### [Requirement]
Restate the data exactly as given and keep the pictures out.
┌──
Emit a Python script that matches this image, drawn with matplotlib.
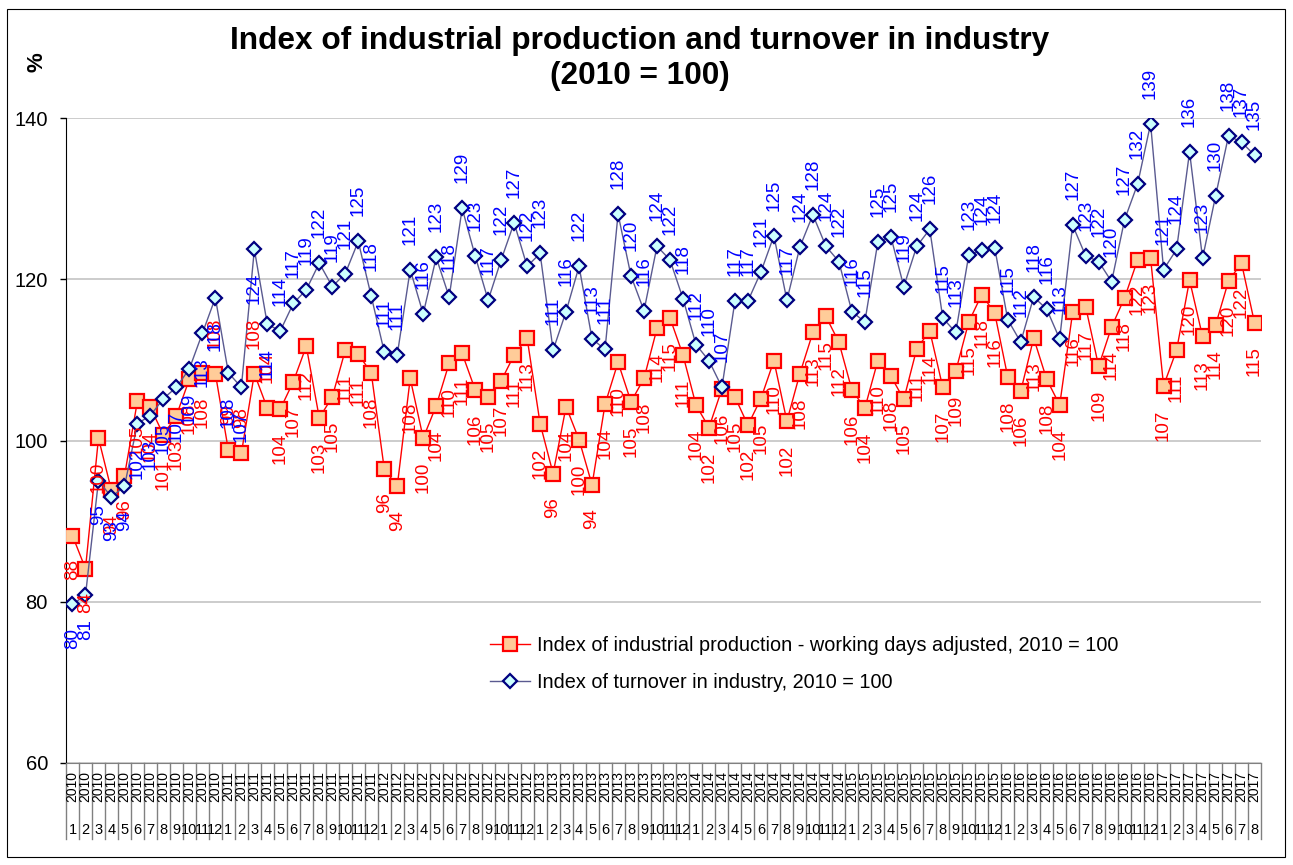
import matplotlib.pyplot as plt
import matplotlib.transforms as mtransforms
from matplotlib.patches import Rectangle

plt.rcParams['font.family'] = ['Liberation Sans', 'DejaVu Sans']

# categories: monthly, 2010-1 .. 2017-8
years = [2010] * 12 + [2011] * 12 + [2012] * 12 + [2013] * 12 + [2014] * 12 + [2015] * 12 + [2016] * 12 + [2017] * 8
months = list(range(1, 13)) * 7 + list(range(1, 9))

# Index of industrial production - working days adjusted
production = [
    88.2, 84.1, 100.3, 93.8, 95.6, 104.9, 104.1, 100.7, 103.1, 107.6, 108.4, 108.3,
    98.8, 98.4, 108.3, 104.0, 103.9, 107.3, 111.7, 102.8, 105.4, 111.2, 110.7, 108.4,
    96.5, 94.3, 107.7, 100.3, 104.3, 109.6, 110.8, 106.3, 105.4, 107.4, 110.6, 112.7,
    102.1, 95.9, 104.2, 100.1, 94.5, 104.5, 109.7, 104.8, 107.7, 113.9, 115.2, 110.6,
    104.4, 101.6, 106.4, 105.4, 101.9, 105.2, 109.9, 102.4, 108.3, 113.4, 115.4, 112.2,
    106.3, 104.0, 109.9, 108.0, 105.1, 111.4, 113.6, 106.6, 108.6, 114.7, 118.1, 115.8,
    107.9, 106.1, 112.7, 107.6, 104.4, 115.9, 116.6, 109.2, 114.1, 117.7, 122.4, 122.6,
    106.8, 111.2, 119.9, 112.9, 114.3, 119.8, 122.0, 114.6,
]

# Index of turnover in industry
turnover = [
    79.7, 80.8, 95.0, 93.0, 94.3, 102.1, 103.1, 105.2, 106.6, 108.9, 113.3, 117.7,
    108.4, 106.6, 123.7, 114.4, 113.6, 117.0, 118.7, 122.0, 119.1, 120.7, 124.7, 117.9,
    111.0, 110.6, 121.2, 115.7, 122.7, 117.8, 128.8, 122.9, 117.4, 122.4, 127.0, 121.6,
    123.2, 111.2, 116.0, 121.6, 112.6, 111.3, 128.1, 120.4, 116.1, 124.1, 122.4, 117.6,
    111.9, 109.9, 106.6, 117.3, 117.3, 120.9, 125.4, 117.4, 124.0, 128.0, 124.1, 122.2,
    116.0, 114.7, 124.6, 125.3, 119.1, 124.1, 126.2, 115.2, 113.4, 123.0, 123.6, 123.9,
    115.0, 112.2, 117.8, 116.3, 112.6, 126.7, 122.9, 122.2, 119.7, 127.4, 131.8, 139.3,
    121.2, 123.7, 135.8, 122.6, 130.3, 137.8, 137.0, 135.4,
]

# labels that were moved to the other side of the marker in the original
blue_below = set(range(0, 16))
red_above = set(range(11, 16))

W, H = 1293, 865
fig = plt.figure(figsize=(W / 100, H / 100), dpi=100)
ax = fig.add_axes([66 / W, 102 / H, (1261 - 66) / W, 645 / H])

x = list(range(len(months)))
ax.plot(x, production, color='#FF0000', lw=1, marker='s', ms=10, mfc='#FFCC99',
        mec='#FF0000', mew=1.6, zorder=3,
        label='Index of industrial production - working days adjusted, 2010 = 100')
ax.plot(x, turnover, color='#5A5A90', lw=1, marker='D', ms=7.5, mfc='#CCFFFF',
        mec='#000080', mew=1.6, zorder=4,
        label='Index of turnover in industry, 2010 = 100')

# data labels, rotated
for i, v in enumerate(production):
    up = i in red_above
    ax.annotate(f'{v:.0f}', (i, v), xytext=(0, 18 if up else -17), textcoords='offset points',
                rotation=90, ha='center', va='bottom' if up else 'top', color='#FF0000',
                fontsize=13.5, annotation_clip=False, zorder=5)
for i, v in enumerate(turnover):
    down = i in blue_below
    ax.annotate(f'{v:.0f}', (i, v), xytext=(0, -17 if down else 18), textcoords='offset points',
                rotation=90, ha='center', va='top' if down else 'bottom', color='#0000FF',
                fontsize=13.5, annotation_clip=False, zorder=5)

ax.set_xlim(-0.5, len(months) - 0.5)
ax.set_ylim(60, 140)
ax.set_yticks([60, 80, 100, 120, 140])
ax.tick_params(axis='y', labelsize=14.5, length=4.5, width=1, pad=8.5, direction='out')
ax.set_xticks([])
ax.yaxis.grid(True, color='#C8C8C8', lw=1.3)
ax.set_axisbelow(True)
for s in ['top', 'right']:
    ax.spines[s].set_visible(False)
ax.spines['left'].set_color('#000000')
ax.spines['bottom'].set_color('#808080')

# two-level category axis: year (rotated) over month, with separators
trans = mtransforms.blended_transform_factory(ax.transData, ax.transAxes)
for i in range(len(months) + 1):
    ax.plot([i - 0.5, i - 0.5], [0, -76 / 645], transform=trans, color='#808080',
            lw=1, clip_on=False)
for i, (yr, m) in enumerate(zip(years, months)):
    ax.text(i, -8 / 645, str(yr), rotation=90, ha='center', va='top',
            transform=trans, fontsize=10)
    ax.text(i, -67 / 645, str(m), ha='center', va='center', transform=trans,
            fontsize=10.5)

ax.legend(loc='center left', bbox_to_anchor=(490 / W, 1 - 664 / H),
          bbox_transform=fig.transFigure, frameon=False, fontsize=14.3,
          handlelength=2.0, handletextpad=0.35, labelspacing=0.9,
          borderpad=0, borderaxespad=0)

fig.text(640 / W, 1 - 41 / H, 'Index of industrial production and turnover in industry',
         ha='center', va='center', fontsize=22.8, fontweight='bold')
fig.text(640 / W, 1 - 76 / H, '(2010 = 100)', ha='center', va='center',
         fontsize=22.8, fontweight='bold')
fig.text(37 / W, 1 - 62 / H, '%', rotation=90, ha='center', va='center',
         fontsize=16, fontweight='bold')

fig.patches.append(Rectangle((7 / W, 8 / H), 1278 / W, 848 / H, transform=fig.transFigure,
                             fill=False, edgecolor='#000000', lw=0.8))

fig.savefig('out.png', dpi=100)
└──
### [Response to the task]
Emit a Python script that matches this image, drawn with matplotlib.
import matplotlib.pyplot as plt
import matplotlib.transforms as mtransforms
from matplotlib.patches import Rectangle

plt.rcParams['font.family'] = ['Liberation Sans', 'DejaVu Sans']

# categories: monthly, 2010-1 .. 2017-8
years = [2010] * 12 + [2011] * 12 + [2012] * 12 + [2013] * 12 + [2014] * 12 + [2015] * 12 + [2016] * 12 + [2017] * 8
months = list(range(1, 13)) * 7 + list(range(1, 9))

# Index of industrial production - working days adjusted
production = [
    88.2, 84.1, 100.3, 93.8, 95.6, 104.9, 104.1, 100.7, 103.1, 107.6, 108.4, 108.3,
    98.8, 98.4, 108.3, 104.0, 103.9, 107.3, 111.7, 102.8, 105.4, 111.2, 110.7, 108.4,
    96.5, 94.3, 107.7, 100.3, 104.3, 109.6, 110.8, 106.3, 105.4, 107.4, 110.6, 112.7,
    102.1, 95.9, 104.2, 100.1, 94.5, 104.5, 109.7, 104.8, 107.7, 113.9, 115.2, 110.6,
    104.4, 101.6, 106.4, 105.4, 101.9, 105.2, 109.9, 102.4, 108.3, 113.4, 115.4, 112.2,
    106.3, 104.0, 109.9, 108.0, 105.1, 111.4, 113.6, 106.6, 108.6, 114.7, 118.1, 115.8,
    107.9, 106.1, 112.7, 107.6, 104.4, 115.9, 116.6, 109.2, 114.1, 117.7, 122.4, 122.6,
    106.8, 111.2, 119.9, 112.9, 114.3, 119.8, 122.0, 114.6,
]

# Index of turnover in industry
turnover = [
    79.7, 80.8, 95.0, 93.0, 94.3, 102.1, 103.1, 105.2, 106.6, 108.9, 113.3, 117.7,
    108.4, 106.6, 123.7, 114.4, 113.6, 117.0, 118.7, 122.0, 119.1, 120.7, 124.7, 117.9,
    111.0, 110.6, 121.2, 115.7, 122.7, 117.8, 128.8, 122.9, 117.4, 122.4, 127.0, 121.6,
    123.2, 111.2, 116.0, 121.6, 112.6, 111.3, 128.1, 120.4, 116.1, 124.1, 122.4, 117.6,
    111.9, 109.9, 106.6, 117.3, 117.3, 120.9, 125.4, 117.4, 124.0, 128.0, 124.1, 122.2,
    116.0, 114.7, 124.6, 125.3, 119.1, 124.1, 126.2, 115.2, 113.4, 123.0, 123.6, 123.9,
    115.0, 112.2, 117.8, 116.3, 112.6, 126.7, 122.9, 122.2, 119.7, 127.4, 131.8, 139.3,
    121.2, 123.7, 135.8, 122.6, 130.3, 137.8, 137.0, 135.4,
]

# labels that were moved to the other side of the marker in the original
blue_below = set(range(0, 16))
red_above = set(range(11, 16))

W, H = 1293, 865
fig = plt.figure(figsize=(W / 100, H / 100), dpi=100)
ax = fig.add_axes([66 / W, 102 / H, (1261 - 66) / W, 645 / H])

x = list(range(len(months)))
ax.plot(x, production, color='#FF0000', lw=1, marker='s', ms=10, mfc='#FFCC99',
        mec='#FF0000', mew=1.6, zorder=3,
        label='Index of industrial production - working days adjusted, 2010 = 100')
ax.plot(x, turnover, color='#5A5A90', lw=1, marker='D', ms=7.5, mfc='#CCFFFF',
        mec='#000080', mew=1.6, zorder=4,
        label='Index of turnover in industry, 2010 = 100')

# data labels, rotated
for i, v in enumerate(production):
    up = i in red_above
    ax.annotate(f'{v:.0f}', (i, v), xytext=(0, 18 if up else -17), textcoords='offset points',
                rotation=90, ha='center', va='bottom' if up else 'top', color='#FF0000',
                fontsize=13.5, annotation_clip=False, zorder=5)
for i, v in enumerate(turnover):
    down = i in blue_below
    ax.annotate(f'{v:.0f}', (i, v), xytext=(0, -17 if down else 18), textcoords='offset points',
                rotation=90, ha='center', va='top' if down else 'bottom', color='#0000FF',
                fontsize=13.5, annotation_clip=False, zorder=5)

ax.set_xlim(-0.5, len(months) - 0.5)
ax.set_ylim(60, 140)
ax.set_yticks([60, 80, 100, 120, 140])
ax.tick_params(axis='y', labelsize=14.5, length=4.5, width=1, pad=8.5, direction='out')
ax.set_xticks([])
ax.yaxis.grid(True, color='#C8C8C8', lw=1.3)
ax.set_axisbelow(True)
for s in ['top', 'right']:
    ax.spines[s].set_visible(False)
ax.spines['left'].set_color('#000000')
ax.spines['bottom'].set_color('#808080')

# two-level category axis: year (rotated) over month, with separators
trans = mtransforms.blended_transform_factory(ax.transData, ax.transAxes)
for i in range(len(months) + 1):
    ax.plot([i - 0.5, i - 0.5], [0, -76 / 645], transform=trans, color='#808080',
            lw=1, clip_on=False)
for i, (yr, m) in enumerate(zip(years, months)):
    ax.text(i, -8 / 645, str(yr), rotation=90, ha='center', va='top',
            transform=trans, fontsize=10)
    ax.text(i, -67 / 645, str(m), ha='center', va='center', transform=trans,
            fontsize=10.5)

ax.legend(loc='center left', bbox_to_anchor=(490 / W, 1 - 664 / H),
          bbox_transform=fig.transFigure, frameon=False, fontsize=14.3,
          handlelength=2.0, handletextpad=0.35, labelspacing=0.9,
          borderpad=0, borderaxespad=0)

fig.text(640 / W, 1 - 41 / H, 'Index of industrial production and turnover in industry',
         ha='center', va='center', fontsize=22.8, fontweight='bold')
fig.text(640 / W, 1 - 76 / H, '(2010 = 100)', ha='center', va='center',
         fontsize=22.8, fontweight='bold')
fig.text(37 / W, 1 - 62 / H, '%', rotation=90, ha='center', va='center',
         fontsize=16, fontweight='bold')

fig.patches.append(Rectangle((7 / W, 8 / H), 1278 / W, 848 / H, transform=fig.transFigure,
                             fill=False, edgecolor='#000000', lw=0.8))

fig.savefig('out.png', dpi=100)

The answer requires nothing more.